This function reports information for the categories, mainly the frequencies, proportions and missing values
Details
The detail argument can be used to print certain information:
5: All possible information is printed
4: Only the table with frequencies and proportions
3: Only information regarding missing data
2: Only a warning in case number of missing is above threshold (see below)
1: A named vector with the available categories that can be used in num_lump The threshold presents the absolute number (first number) and proportions (second number) to check. If either one of these numbers is above the threshold for missing values, a warning is given.
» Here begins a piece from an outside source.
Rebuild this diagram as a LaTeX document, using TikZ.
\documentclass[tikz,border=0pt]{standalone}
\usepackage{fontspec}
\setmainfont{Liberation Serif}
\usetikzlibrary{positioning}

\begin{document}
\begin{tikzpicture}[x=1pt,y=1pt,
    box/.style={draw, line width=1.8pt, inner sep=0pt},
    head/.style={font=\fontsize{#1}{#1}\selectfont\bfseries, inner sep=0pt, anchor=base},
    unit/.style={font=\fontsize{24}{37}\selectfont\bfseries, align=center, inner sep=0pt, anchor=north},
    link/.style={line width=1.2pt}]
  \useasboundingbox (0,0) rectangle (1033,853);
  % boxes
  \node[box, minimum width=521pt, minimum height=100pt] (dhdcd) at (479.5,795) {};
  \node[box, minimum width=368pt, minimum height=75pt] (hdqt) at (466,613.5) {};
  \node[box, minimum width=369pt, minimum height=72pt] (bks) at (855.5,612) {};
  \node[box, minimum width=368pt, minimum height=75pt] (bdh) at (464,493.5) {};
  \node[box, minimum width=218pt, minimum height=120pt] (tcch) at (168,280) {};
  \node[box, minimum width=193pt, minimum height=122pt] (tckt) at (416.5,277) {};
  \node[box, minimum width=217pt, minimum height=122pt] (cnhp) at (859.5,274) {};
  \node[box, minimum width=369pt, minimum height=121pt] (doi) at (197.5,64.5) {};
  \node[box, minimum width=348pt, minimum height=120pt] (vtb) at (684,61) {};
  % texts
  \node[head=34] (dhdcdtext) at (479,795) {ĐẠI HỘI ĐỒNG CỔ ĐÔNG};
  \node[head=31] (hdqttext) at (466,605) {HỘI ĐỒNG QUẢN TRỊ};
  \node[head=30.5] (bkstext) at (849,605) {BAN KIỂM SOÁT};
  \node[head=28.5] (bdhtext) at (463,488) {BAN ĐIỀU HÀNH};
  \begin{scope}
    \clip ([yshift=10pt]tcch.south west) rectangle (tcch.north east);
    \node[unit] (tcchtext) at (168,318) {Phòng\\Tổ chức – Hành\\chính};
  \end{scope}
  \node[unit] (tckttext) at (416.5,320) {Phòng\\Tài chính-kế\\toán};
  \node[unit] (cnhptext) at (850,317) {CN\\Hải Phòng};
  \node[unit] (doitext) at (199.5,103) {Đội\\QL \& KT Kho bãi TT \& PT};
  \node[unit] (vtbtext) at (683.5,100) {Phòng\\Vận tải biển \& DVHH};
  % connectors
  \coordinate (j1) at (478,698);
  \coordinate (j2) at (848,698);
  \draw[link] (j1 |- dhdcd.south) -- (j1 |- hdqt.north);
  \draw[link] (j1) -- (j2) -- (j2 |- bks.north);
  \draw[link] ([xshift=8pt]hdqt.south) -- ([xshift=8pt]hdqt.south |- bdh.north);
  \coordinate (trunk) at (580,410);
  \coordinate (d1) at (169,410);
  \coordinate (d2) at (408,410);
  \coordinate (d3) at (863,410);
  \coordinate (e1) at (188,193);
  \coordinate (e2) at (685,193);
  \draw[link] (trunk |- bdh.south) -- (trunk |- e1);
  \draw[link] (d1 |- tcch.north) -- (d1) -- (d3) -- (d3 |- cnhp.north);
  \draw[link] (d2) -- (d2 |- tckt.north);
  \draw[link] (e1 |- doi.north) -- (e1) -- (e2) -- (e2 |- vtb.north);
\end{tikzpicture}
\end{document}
This can be convenient to decide whether or not a category should be used during analyses.
Examples
dfrm <- data.frame(cat1 = c(rep(1:5,10),-999),
cat2 = c(rep(letters[1:5],10),-999))
check_cat(dfrm$cat1)
#> ── freq (prop) for x ─────────────────────────────────────────────────────
#> -999: 1 (2.0%)
#> 1: 10 (19.6%)
#> 2: 10 (19.6%)
#> 3: 10 (19.6%)
#> 4: 10 (19.6%)
#> 5: 10 (19.6%)
#> ── missing values x ──────────────────────────────────────────────────────
#> Total of 1 missing values resulting in 2.0%
#> ── String copy for lumping ───────────────────────────────────────────────
#> c("-999" = -999, "1" = 1, "2" = 2, "3" = 3, "4" = 4, "5" = 5)
check_cat(dfrm$cat2, detail=1)
#> ── String copy for lumping ───────────────────────────────────────────────
#> c("-999" = -999, "a" = a, "b" = b, "c" = c, "d" = d, "e" = e)
check_cat(dfrm$cat1,detail=2,threshold = c(NA,0.1))